European settlement began in the 1600’s. In 1687 two Dutch fur traders, Jan Roelof Sybrandt and Lambert Dorlandt, purchased the western one-third of what would become Putnam County which included Kent. They sold this land to Adolph Philipse, who was granted a royal patent on June 7, 1687 for land that reached from the Hudson River to the Connecticut border, well over 200,000 acres

As European settlement increased, the local Wappingers began to fight to retain their land. Their last sachem, Chief Daniel Nimham, became the leader of the tribe in 1752 and spent the decades before the Revolution suing the Philipse family for return of the land. His unsuccessful struggle saw him travel to London to present his case to the King. When the Revolution broke out, the Wappingers under Nimham joined the Patriot cause. Nimham, his son and sixty braves all perished at the Battle of Kingsbridge in 1778.

During the Revolution, most of Kent's tenant farmers served in the 7th Regiment of Dutchess County under Colonel Henry Ludington. Ludington, an aide and friend of General Washington, with his wife Abigail, raised 12 children and ran a 229-acre farm and built a gristmill in the area of Kent now known as Ludingtonville. On April 26, 1777, word was received that the British were attacking Danbury. Sybil Ludington, their daughter who was just 16, rode horseback all night in the rain to alert her father's troops. After the War, Colonel Ludington served in the County Legislature.
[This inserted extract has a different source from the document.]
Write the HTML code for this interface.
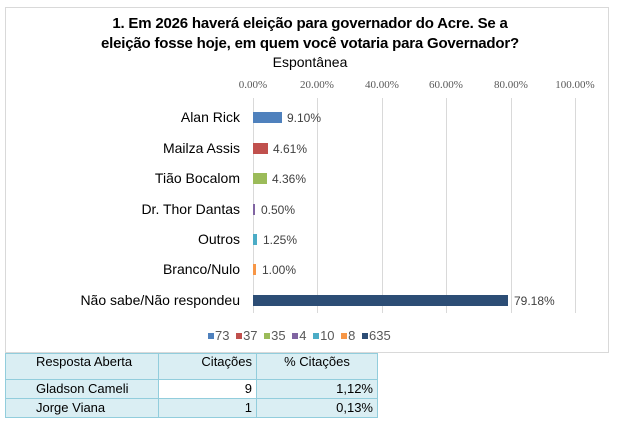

Following the Revolution, most of Kent was confiscated from the Philipse heirs and many tenant farmers were able to purchase the land they had been farming. In addition to cattle farming, mining and charcoal manufacturing became important industries until the early 1900s.

The Town of Kent was part of Frederickstown, which was established March 7, 1788. Kent became a separate town in 1795, known as Fredericks. Originally part of Dutchess County, Kent became part of Putnam County in 1812. On April 15, 1817 the name was changed to Kent to honor a local family, whose most famous member was Chancellor James Kent, Columbia University's first professor of law and author of the standard legal reference of its day, Commentaries on American Law.

The beginning of the 20th century saw the decline of farming, but the rise of Kent as a vacation destination. The construction of the Taconic Parkway in the early 1930s greatly facilitated access to Kent for people from the New York City area. Drawn by its natural beauty, people from the city and beyond came here and established seasonal communities, camps and clubs. The construction of I-84 and I-684 in the 1970s opened the area up for the first time to large residential development.

Today, Kent retains its rural character with its natural beauty and scenic charm. Almost half of its 43 square miles is open space, accessible to the public for a wide variety of recreational activities such as hiking, fishing, boating, and hunting.